FORMER ICAEW chief executive Eric Anstee has raised concerns that small businesses will struggle to gain access to finance without externally audited accounts.
As the audit threshold has continued to climb, pushing smaller businesses outside of the audit remit, the reliability of their accounts "is brought into question".
The process by which they can gain access to finance is slowed as they look to have the financial statements externally verified.
"It would be much better if they had properly signed off accounts in the first place," said Anstee.
"When they have consulted with accountants, then it's good. The problem is that SMEs come to us (for funding) before speaking to them."
He was speaking to Accountancy Age after the business of which he is CEO, City of London Group, was one of four firms to be awarded a multimillion-pound ‘mandate' by the government to invest into SMEs.
Under the scheme, launched by the Department of Business last week, it will match 1:1 with funding providers – with up to £110m up for grabs.
However, Antee warned that a lack of gearing made the government's funding less attractive: "It makes it difficult to raised private sector money."
Mr Anstee is so wrong to suggest audit for small companies. The cost involved will out weigh the benefit as the banks still will not lend. The accounts prepared may not be audited but they give a very true picture of the firms finances presented to the banks.
Posted by: michael, 20 Dec 2012 | 08:56
The problem with unaudited SME accounts is that many accountants no longer take the care they should in preparing unaudited accounts: outsource it to India, process it, don't look for problems and get it out of the door at maximum profit.

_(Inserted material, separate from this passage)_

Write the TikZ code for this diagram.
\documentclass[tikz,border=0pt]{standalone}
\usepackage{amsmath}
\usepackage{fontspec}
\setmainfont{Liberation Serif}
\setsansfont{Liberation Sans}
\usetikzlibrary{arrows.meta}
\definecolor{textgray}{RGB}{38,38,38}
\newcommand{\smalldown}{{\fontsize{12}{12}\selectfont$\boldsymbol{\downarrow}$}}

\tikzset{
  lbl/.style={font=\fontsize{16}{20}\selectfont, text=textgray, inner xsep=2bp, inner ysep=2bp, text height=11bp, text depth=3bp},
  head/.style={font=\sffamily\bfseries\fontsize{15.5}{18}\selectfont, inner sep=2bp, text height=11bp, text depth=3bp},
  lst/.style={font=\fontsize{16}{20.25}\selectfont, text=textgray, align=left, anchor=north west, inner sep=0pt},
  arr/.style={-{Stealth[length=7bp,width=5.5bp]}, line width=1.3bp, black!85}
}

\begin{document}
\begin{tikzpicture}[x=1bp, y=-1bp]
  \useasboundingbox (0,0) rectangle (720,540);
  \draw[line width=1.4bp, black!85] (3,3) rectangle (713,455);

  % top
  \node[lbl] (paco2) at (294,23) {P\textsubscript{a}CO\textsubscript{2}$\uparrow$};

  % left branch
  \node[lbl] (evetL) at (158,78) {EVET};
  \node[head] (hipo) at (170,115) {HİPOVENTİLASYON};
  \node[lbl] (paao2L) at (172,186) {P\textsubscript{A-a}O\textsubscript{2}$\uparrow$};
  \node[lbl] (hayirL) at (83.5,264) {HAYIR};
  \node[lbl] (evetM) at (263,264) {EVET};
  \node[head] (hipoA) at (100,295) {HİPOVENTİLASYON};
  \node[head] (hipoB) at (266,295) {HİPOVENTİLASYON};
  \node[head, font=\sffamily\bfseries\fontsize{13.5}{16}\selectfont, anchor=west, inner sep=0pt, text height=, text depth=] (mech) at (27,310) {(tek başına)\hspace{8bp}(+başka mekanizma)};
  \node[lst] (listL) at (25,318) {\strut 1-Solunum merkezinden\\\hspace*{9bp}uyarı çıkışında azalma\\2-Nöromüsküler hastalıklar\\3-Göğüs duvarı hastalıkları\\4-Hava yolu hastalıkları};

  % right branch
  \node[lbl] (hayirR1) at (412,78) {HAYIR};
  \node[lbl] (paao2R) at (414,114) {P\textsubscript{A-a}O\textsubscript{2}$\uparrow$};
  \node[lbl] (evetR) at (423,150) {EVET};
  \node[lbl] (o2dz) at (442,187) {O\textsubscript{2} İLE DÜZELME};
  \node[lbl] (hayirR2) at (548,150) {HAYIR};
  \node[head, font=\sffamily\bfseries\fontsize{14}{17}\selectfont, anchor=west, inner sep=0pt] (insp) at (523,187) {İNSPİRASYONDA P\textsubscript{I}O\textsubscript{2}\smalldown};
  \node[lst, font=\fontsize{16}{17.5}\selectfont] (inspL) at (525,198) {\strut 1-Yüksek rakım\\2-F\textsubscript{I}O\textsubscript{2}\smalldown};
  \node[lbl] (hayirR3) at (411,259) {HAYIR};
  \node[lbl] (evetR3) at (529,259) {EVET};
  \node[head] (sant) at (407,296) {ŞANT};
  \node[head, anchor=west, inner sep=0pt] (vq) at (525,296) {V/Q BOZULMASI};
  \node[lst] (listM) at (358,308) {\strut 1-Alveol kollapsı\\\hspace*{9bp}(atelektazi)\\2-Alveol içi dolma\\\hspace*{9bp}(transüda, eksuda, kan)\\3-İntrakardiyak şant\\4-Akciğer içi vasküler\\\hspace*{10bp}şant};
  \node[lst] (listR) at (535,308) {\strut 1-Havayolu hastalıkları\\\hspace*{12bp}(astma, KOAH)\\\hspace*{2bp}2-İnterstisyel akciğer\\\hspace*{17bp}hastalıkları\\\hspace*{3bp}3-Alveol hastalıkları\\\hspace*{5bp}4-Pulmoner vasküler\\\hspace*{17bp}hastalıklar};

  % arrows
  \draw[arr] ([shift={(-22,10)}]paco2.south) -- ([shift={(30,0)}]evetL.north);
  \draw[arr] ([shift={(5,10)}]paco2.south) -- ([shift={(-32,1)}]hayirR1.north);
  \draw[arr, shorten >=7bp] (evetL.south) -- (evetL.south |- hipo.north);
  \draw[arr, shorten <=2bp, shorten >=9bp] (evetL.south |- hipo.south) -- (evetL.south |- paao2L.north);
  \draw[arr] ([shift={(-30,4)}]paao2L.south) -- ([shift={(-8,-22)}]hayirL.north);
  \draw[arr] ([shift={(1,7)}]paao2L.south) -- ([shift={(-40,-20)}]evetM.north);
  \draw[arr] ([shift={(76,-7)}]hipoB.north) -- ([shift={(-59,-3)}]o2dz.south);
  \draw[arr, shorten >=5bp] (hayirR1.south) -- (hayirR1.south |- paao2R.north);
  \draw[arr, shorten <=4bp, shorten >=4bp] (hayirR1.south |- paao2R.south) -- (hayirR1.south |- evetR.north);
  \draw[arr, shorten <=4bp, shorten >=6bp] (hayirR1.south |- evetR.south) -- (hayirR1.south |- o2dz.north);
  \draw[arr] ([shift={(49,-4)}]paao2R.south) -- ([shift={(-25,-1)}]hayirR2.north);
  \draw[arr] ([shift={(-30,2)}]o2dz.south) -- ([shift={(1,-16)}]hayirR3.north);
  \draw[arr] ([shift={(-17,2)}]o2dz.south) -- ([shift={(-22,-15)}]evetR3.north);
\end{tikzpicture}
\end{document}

We have taken several new clients from larger local and mid tier firms recently and the quality of the work done is in some cases attrocious.
Proper reviews, trained staff, thorough monitoring and a return to professional pride and standards would be a more appropriate response.

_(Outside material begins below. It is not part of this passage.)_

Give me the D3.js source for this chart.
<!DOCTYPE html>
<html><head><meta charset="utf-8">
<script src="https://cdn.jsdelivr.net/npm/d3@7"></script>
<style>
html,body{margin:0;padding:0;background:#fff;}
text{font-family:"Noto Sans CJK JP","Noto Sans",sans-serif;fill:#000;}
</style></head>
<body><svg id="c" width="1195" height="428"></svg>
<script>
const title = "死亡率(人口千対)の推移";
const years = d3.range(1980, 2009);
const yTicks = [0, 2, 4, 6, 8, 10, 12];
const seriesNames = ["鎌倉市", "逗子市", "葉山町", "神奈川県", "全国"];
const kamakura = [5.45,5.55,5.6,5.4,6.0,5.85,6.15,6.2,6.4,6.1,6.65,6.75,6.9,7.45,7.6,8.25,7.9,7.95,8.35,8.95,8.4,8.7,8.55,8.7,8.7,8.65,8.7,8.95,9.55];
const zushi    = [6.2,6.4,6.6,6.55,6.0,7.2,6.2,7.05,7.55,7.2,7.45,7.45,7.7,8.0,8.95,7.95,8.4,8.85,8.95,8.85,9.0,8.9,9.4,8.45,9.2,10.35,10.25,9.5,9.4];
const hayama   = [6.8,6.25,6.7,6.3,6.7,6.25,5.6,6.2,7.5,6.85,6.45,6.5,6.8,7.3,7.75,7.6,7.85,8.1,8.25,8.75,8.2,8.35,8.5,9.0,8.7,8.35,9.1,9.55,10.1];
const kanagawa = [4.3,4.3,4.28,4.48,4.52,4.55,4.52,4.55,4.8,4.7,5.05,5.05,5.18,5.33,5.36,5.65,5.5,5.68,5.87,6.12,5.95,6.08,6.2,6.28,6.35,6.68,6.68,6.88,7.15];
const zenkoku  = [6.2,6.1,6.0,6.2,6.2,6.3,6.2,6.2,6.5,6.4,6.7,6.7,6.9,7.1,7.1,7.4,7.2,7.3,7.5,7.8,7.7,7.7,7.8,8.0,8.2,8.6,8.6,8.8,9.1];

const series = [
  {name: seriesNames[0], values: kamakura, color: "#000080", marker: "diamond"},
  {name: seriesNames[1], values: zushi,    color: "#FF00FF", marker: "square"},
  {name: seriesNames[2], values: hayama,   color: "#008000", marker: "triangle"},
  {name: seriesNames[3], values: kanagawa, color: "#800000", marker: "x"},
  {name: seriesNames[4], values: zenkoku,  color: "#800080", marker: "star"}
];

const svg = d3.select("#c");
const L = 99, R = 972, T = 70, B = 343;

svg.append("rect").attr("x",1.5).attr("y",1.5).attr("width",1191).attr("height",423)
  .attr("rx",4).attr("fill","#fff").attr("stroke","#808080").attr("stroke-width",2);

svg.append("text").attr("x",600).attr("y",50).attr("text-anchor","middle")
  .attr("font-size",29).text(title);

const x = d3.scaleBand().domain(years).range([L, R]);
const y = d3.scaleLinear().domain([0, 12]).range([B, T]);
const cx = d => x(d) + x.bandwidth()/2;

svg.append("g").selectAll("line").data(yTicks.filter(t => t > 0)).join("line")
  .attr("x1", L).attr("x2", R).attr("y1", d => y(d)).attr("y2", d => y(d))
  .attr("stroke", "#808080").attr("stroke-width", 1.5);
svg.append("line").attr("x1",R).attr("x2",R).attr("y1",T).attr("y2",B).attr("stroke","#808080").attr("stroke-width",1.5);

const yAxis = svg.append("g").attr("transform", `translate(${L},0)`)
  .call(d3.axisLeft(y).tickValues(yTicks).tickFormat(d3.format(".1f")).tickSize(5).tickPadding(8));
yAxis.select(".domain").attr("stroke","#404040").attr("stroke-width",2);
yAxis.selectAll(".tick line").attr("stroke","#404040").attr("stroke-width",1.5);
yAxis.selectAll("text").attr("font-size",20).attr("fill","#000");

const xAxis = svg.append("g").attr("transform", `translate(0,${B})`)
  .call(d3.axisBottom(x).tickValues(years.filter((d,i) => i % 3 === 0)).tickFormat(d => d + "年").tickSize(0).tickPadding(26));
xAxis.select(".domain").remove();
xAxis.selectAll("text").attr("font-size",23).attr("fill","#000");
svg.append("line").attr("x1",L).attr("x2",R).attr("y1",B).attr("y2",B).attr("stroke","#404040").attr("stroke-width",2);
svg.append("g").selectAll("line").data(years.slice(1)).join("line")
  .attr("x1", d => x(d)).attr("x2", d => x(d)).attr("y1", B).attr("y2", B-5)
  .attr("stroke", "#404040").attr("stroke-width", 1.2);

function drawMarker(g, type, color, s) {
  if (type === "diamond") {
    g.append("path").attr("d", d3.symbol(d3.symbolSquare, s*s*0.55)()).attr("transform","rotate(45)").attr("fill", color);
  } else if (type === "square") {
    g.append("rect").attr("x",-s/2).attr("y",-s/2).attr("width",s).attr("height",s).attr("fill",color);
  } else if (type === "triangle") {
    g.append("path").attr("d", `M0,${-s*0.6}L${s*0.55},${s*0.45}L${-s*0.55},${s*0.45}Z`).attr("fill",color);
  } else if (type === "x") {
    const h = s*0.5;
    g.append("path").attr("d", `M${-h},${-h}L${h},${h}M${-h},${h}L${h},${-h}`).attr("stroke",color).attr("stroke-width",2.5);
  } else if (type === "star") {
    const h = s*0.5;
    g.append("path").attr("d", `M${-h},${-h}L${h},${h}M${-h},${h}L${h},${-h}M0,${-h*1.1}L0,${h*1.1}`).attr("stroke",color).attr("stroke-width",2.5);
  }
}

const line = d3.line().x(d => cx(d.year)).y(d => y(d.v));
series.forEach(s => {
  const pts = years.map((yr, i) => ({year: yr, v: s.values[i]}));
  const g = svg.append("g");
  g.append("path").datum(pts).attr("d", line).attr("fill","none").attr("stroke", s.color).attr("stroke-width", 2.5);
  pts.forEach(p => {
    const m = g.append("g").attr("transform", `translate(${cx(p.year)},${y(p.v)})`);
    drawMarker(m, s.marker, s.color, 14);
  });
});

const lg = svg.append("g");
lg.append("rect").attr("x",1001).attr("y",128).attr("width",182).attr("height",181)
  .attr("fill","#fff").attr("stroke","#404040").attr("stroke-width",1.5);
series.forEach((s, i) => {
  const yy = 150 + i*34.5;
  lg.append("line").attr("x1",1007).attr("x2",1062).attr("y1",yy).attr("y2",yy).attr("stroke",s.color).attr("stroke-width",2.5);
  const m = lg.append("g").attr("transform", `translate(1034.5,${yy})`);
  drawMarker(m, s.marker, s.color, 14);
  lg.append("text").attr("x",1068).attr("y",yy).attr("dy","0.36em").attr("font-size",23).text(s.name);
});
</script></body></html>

Posted by: John Smith, 20 Dec 2012 | 08:59
Mr. Anstee is talking rubbish. The banks already have trust in accounts prepared by qualified accountants and as such the extra £2,500 to audit a small company is a complete waste of money that the business doesn’t have. Besides, the banks are more likely to rely on a company’s cash flow, business plan, product, market trends and track record when deciding whether to lend. Moreover if a bank requires an audited financial statement it can always ask for one. Not every business needs to borrow to survive, in fact only a small proportion do. So how can you burden everyone with the needs of a minority? Businesses and their accountants have been clamouring for years for less regulation not more. Mr. Anstee should go back to school and stop talking rubbish.

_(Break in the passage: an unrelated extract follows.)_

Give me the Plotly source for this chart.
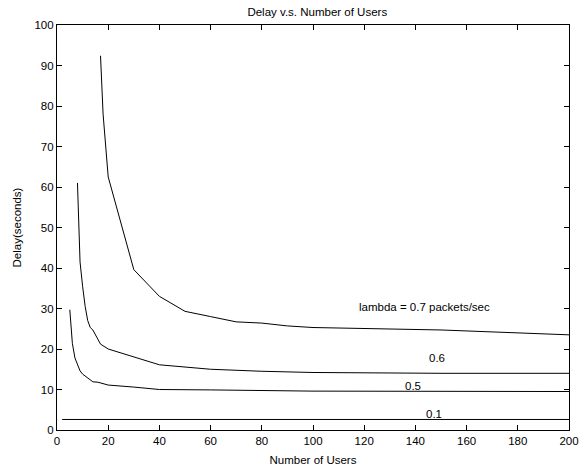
import plotly.graph_objects as go

# Data
x_07 = [17, 18, 20, 30, 40, 50, 60, 70, 80, 90, 100, 150, 200]
y_07 = [92.4, 78, 62.5, 39.6, 33, 29.3, 28.0, 26.7, 26.4, 25.7, 25.3, 24.7, 23.5]

x_06 = [8, 9, 10, 11, 12, 13, 14, 15, 17, 20, 30, 40, 60, 80, 100, 150, 200]
y_06 = [61, 41.5, 35.5, 30.5, 27, 25.3, 24.7, 23.5, 21.2, 20.0, 18.1, 16.1, 15.0, 14.5, 14.2, 14.0, 14.0]

x_05 = [5, 6, 7, 8, 9, 10, 12, 14, 16, 20, 30, 40, 60, 100, 200]
y_05 = [29.7, 21.4, 17.8, 16.0, 14.6, 13.8, 12.8, 11.9, 11.8, 11.1, 10.6, 10.0, 9.9, 9.6, 9.5]

x_01 = [2, 200]
y_01 = [2.6, 2.6]

label_text = ["lambda = 0.7 packets/sec", "0.6", "0.5", "0.1"]
label_x = [143.7, 148.3, 139.2, 147.4]
label_y = [30.4, 17.9, 10.8, 3.9]

font = dict(family="Liberation Sans, Arial, Helvetica, sans-serif", size=11.5, color="black")

fig = go.Figure()
for xs, ys in [(x_07, y_07), (x_06, y_06), (x_05, y_05), (x_01, y_01)]:
    fig.add_trace(go.Scatter(x=xs, y=ys, mode="lines",
                             line=dict(color="black", width=1), showlegend=False,
                             hoverinfo="skip"))

for t, lx, ly in zip(label_text, label_x, label_y):
    fig.add_annotation(x=lx, y=ly, text=t, showarrow=False, font=font,
                       xref="x", yref="y")

axis_common = dict(showgrid=False, zeroline=False, showline=True, linecolor="black",
                   linewidth=1.2, mirror="ticks", ticks="inside", ticklen=5,
                   tickcolor="black", tickwidth=1, tickfont=font, automargin=False)

fig.update_layout(
    width=579, height=473,
    margin=dict(l=57, r=10, t=25, b=43),
    paper_bgcolor="white", plot_bgcolor="white",
    title=dict(text="Delay v.s. Number of Users", x=0.548, xanchor="center",
               y=0.974, yanchor="middle", font=font),
    xaxis=dict(range=[0, 200], tickvals=list(range(0, 201, 20)),
               title=dict(text="Number of Users", font=font, standoff=10), **axis_common),
    yaxis=dict(range=[0, 100], tickvals=list(range(0, 101, 10)),
               title=dict(text="Delay(seconds)", font=font, standoff=10), **axis_common),
)

fig.write_html("out.html", config={"displayModeBar": False},
               post_script="document.body.style.margin='0';document.body.style.overflow='hidden';")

Posted by: John Brown, 20 Dec 2012 | 11:31
While I certainly see where Mr Anstee is coming from (lenders do want to see signed off accounts from firms accessing finance) I think the way lenders will access financial data is changing. In the not too distant future they will be accessing it through the growing number of APIs that cloud accounting providers like Xero have built. Obviously this will require the user's consent (something they will give in order to access the finance they need) but it will be much more useful to lenders when assessing a business's creditworthiness than audited accounts. This process becomes more and more likely as cloud accounting takes off in the UK over the next 12 months.
Posted by: Joe Carstairs - Funding Options, 08 Jan 2013 | 15:23
In our experience bank managers don't understand the difference between audited and unaudited accounts. They frequently ask for audited accounts for sole traders and partnerships!!